Michelangelo’s Place

2015

Sculpture, conversation

Michelangelo’s Place is a Carrara marble bench referencing the scale of the original benches that surround Piazzale Michelangelo in Florence, Italy. The piazza, built in 1869 as part of Florence’s urban renewal plan (initiated by the rise of an emerging middle class), is dedicated to Michelangelo and includes copies, cast in bronze, of his famous works. Bool archived and then carved selections of the graffiti found on the benches in Piazzale Michelangelo in order to examine how defacement can both subvert and uphold art history.

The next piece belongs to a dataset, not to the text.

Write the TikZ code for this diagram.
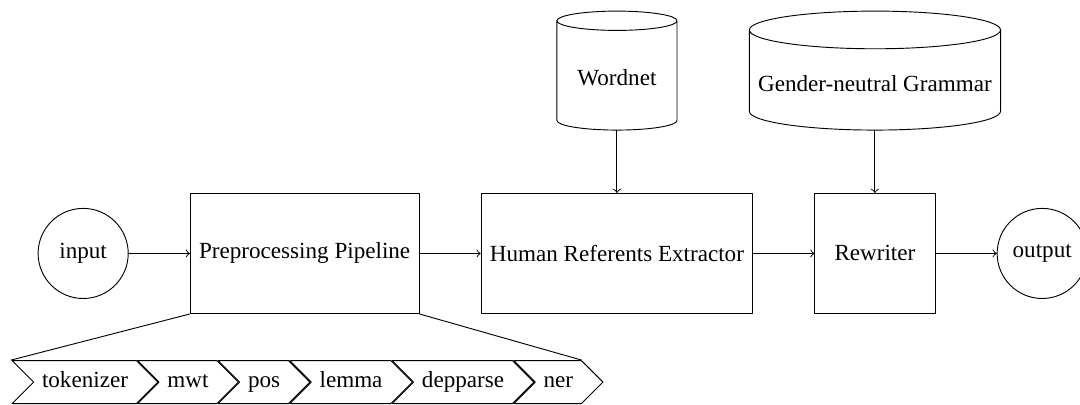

marble, renaissance, public space, florence

Shannon Bool

Shannon Bool was born in Canada in 1972 and currently lives in Berlin. She studied at the Emily Carr University in Vancouver, the Cooper Union in New York and the  Städelschule, Frankfurt. Her work has been featured in solo institutional exhibitions at the Illingworth Kerr Gallery, Calgary, Canada in 2016; the Contemporary Art Gallery, Vancouver, Canada in 2015; Bonner Kunstverein, Bonn, Germany in 2012; Gak-Gesellschaft für Aktuelle Kunst Bremen, Germany in 2010; and the Centre Rhénan d’Art Contemporain Alsace, Altkirch, France in 2010. Bool’s work has been included in group exhibitions in Portikus, Frankfurt a.M., Germany in 2017; the Metropolitan Museum of Art, New York in 2015; the Museum für Moderne Kunst Frankfurt am Main, Germany in 2014; and the Fondazione Sandretto Re Rebaudengo, Turin, Italy in 2013.
Shannon Bool’s work is influenced by literature, psychology, art history, and architecture. Over the years, Bool has developed an art practice that revisits art-historical narratives through a material practice spanning painting, textiles, photography and sculpture.